8. The display device according to claim 6, wherein the adjustment value supplied through the data clock signal line has four signal levels.

9. The display device according to claim 6, wherein the data driver supplies a feedback signal to the timing controller through the feedback line when the stored adjustment value is deleted.

10. The display device according to claim 9, wherein the timing controller supplies the adjustment value to the data driver through the data clock signal line in response to the feedback signal during the second initialization period.

11. A method of driving a display device including a timing controller and a data driver, the method comprising:

supplying, by the timing controller, an adjustment option value to the data driver through a data clock signal line during a first initialization period, wherein the adjustment option value has two signal levels;

generating, by the data driver, an adjustment value based on the adjustment option value during the first initialization period;

generating, by the timing controller, second data based on first data and a control signal and supplying the second data to the data driver through the data clock signal line during a data period, wherein the second data has four signal levels;

generating, by the data driver, third data based on the adjustment value and the second data and generating a data signal based on the third data during the data period;

displaying an image based on the data signal; and

supplying, by the data driver, the adjustment value to the timing controller through a feedback line during the first initialization period.

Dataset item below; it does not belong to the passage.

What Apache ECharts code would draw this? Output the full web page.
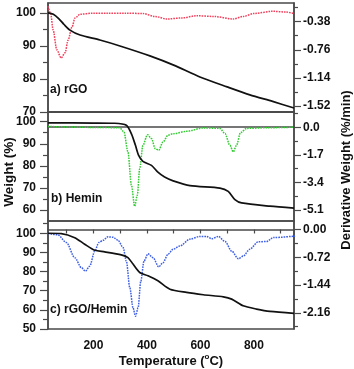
<!DOCTYPE html>
<html>
<head>
<meta charset="utf-8">
<script src="https://cdn.jsdelivr.net/npm/echarts@6/dist/echarts.min.js"></script>
<style>
  html, body { margin: 0; padding: 0; background: #fff; }
  #chart { width: 354px; height: 369px; }
</style>
</head>
<body>
<div id="chart"></div>
<script>
// x axis (temperature)
var tempLabels = [200, 400, 600, 800];
var tempTicks = [100, 200, 300, 400, 500, 600, 700, 800, 900];

// a) rGO
var rgoWeight = [[30,100],[50,99.6],[70,98.3],[90,96.5],[112,94.8],[150,93.3],[224,91.8],[299,90.0],[411,87.0],[500,84.2],[598,80.6],[700,77.6],[785,75.2],[870,73.2],[950,71.2]];
var rgoDeriv = [[30,-0.17],[40,-0.27],[49,-0.49],[63,-0.76],[79,-0.87],[94,-0.80],[105,-0.63],[120,-0.45],[131,-0.33],[150,-0.28],[198,-0.265],[250,-0.265],[320,-0.265],[385,-0.27],[430,-0.31],[475,-0.344],[530,-0.33],[587,-0.30],[650,-0.31],[722,-0.344],[760,-0.31],[800,-0.27],[870,-0.24],[920,-0.25],[950,-0.27]];

// b) Hemin
var heminWeight = [[30,99.5],[200,99.4],[279,99.3],[323,98.4],[342,94.5],[357,89.3],[369,84.7],[385,82],[417,80.2],[441,77.1],[466,74.9],[498,73.2],[561,71],[673,69.9],[704,68.4],[729,64.7],[754,63.2],[860,61.7],[950,60.8]];
var heminDeriv = [[30,0.05],[200,-0.01],[298,-0.03],[314,-0.29],[329,-1.52],[342,-3.57],[354,-4.87],[364,-4.19],[373,-2.55],[385,-1.11],[402,-0.46],[417,-0.70],[431,-1.32],[444,-1.42],[460,-0.91],[479,-0.49],[498,-0.40],[548,-0.25],[611,-0.04],[673,-0.07],[692,-0.39],[710,-1.11],[723,-1.52],[735,-1.11],[750,-0.33],[773,-0.07],[850,-0.03],[950,0.0]];

// c) rGO/Hemin
var mixWeight = [[30,100],[80,99.8],[130,97.7],[167,94.3],[205,91.1],[242,90.3],[304,88.7],[329,87.3],[348,83.9],[373,79.5],[404,77.8],[441,75.2],[486,70.8],[548,69.1],[611,67.9],[686,66.8],[717,65.6],[760,62.1],[810,60.4],[860,59.2],[950,58.2]];
var mixDeriv = [[30,-0.10],[67,-0.14],[99,-0.34],[130,-0.73],[155,-0.99],[170,-1.08],[186,-0.95],[205,-0.56],[220,-0.34],[236,-0.28],[254,-0.19],[273,-0.20],[292,-0.28],[311,-0.47],[323,-0.82],[336,-1.51],[348,-2.03],[357,-2.25],[367,-2.03],[377,-1.34],[389,-0.82],[404,-0.63],[423,-0.73],[444,-0.97],[460,-0.86],[479,-0.64],[498,-0.51],[523,-0.43],[561,-0.25],[598,-0.18],[623,-0.18],[642,-0.24],[667,-0.18],[692,-0.31],[717,-0.56],[742,-0.76],[760,-0.69],[785,-0.51],[816,-0.32],[848,-0.31],[873,-0.21],[954,-0.17]];

// axis ticks
var rgoWLabels = [70, 80, 90, 100], rgoWMinor = [75, 85, 95];
var rgoDLabels = [-0.38, -0.76, -1.14, -1.52], rgoDMinor = [-0.19, -0.57, -0.95, -1.33];
var heminWLabels = [60, 70, 80, 90, 100], heminWMinor = [65, 75, 85, 95];
var heminDLabels = [0, -1.7, -3.4, -5.1], heminDMinor = [0.85, -0.85, -2.55, -4.25];
var mixWLabels = [50, 60, 70, 80, 90, 100], mixWMinor = [55, 65, 75, 85, 95, 105];
var mixDLabels = [0, -0.72, -1.44, -2.16], mixDMinor = [-0.36, -1.08, -1.8, -2.52];

var font = "'Liberation Sans', Arial, sans-serif";
var axisColor = '#4a4a4a';

var chart = echarts.init(document.getElementById('chart'));

function yPair(grid, pos, min, max, labels, minors, fmt) {
  var left = pos === 'left';
  return [{
    type: 'value', gridIndex: grid, position: pos, min: min, max: max,
    axisLine: { show: true, lineStyle: { color: axisColor, width: 1.5 } },
    axisTick: { show: true, length: left ? 8 : 7, customValues: labels, lineStyle: { color: axisColor, width: 1.2 } },
    axisLabel: { customValues: labels, margin: left ? 12 : 9, color: '#111', fontFamily: font, fontWeight: 'bold', fontSize: 12, formatter: fmt },
    splitLine: { show: false }
  }, {
    type: 'value', gridIndex: grid, position: pos, min: min, max: max,
    axisLine: { show: false },
    axisTick: { show: true, length: left ? 5 : 4, customValues: minors, lineStyle: { color: axisColor, width: 1.2 } },
    axisLabel: { show: false },
    splitLine: { show: false }
  }];
}

function xAx(grid, showLabels) {
  return {
    type: 'value', gridIndex: grid, min: 30, max: 950,
    axisLine: { show: true, lineStyle: { color: axisColor, width: 1.5 } },
    axisTick: { show: showLabels, length: 4, customValues: tempTicks, lineStyle: { color: axisColor, width: 1.2 } },
    axisLabel: { show: showLabels, customValues: tempLabels, margin: 11, color: '#111', fontFamily: font, fontWeight: 'bold', fontSize: 12 },
    splitLine: { show: false }
  };
}

var f2 = function (v) { return v.toFixed(2); };
var f1 = function (v) { return v.toFixed(1); };

var yAxes = [].concat(
  yPair(0, 'left', 70, 103, rgoWLabels, rgoWMinor),
  yPair(0, 'right', -1.60, -0.128, rgoDLabels, rgoDMinor, f2),
  yPair(1, 'left', 55, 104.4, heminWLabels, heminWMinor),
  yPair(1, 'right', -5.78, 0.94, heminDLabels, heminDMinor, f1),
  yPair(2, 'left', 50, 106.4, mixWLabels, mixWMinor),
  yPair(2, 'right', -2.58, 0.22, mixDLabels, mixDMinor, f2)
);

function line(data, xi, yi, color, dotted) {
  return {
    type: 'line', data: data, xAxisIndex: xi, yAxisIndex: yi,
    smooth: dotted ? 0.3 : 0.25, smoothMonotone: dotted ? 'x' : null, showSymbol: false, animation: false,
    lineStyle: { color: color, width: dotted ? 1.5 : 1.7, type: dotted ? [1.6, 1] : 'solid' }
  };
}

var gridBase = { left: 48, right: 60, show: true, borderColor: axisColor, borderWidth: 1.5, backgroundColor: 'transparent' };

var option = {
  animation: false,
  grid: [
    Object.assign({ top: 3, height: 109 }, gridBase),
    Object.assign({ top: 112, height: 109 }, gridBase),
    Object.assign({ top: 221, height: 108 }, gridBase)
  ],
  xAxis: [xAx(0, false), xAx(1, false), xAx(2, true)],
  yAxis: yAxes,
  series: [
    line(rgoDeriv, 0, 2, '#f0405c', true),
    line(rgoWeight, 0, 0, '#111', false),
    line(heminDeriv, 1, 6, '#33cc33', true),
    line(heminWeight, 1, 4, '#111', false),
    line(mixDeriv, 2, 10, '#3d5fe6', true),
    line(mixWeight, 2, 8, '#111', false)
  ],
  graphic: [
    { type: 'text', x: 50, y: 90, style: { text: 'a) rGO', font: 'bold 12px ' + font, fill: '#111', textVerticalAlign: 'middle' } },
    { type: 'text', x: 51, y: 199, style: { text: 'b) Hemin', font: 'bold 12px ' + font, fill: '#111', textVerticalAlign: 'middle' } },
    { type: 'text', x: 50, y: 310, style: { text: 'c) rGO/Hemin', font: 'bold 12px ' + font, fill: '#111', textVerticalAlign: 'middle' } },
    { type: 'text', x: 9, y: 172, rotation: Math.PI / 2, style: { text: 'Weight (%)', font: 'bold 13.5px ' + font, fill: '#111', textAlign: 'center', textVerticalAlign: 'middle' } },
    { type: 'text', x: 346, y: 170, rotation: Math.PI / 2, style: { text: 'Derivative Weight (%/min)', font: 'bold 13px ' + font, fill: '#111', textAlign: 'center', textVerticalAlign: 'middle' } },
    { type: 'text', x: 171, y: 361, style: {
      text: '{a|Temperature (}{s|o}{a|C)}', textAlign: 'center', textVerticalAlign: 'middle',
      rich: {
        a: { font: 'bold 13px ' + font, fill: '#111', lineHeight: 16 },
        s: { font: 'bold 8px ' + font, fill: '#111', lineHeight: 16, verticalAlign: 'top' }
      }
    } }
  ]
};

chart.setOption(option);
</script>
</body>
</html>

12. The method according to claim 11, further comprising:

supplying, by the timing controller, the adjustment value to the data driver through the data clock signal line during a second initialization period.

13. The method according to claim 12, wherein the adjustment value supplied through the data clock signal line has two signal levels.

14. The method according to claim 12, wherein the adjustment value supplied through the data clock signal line has four signal levels.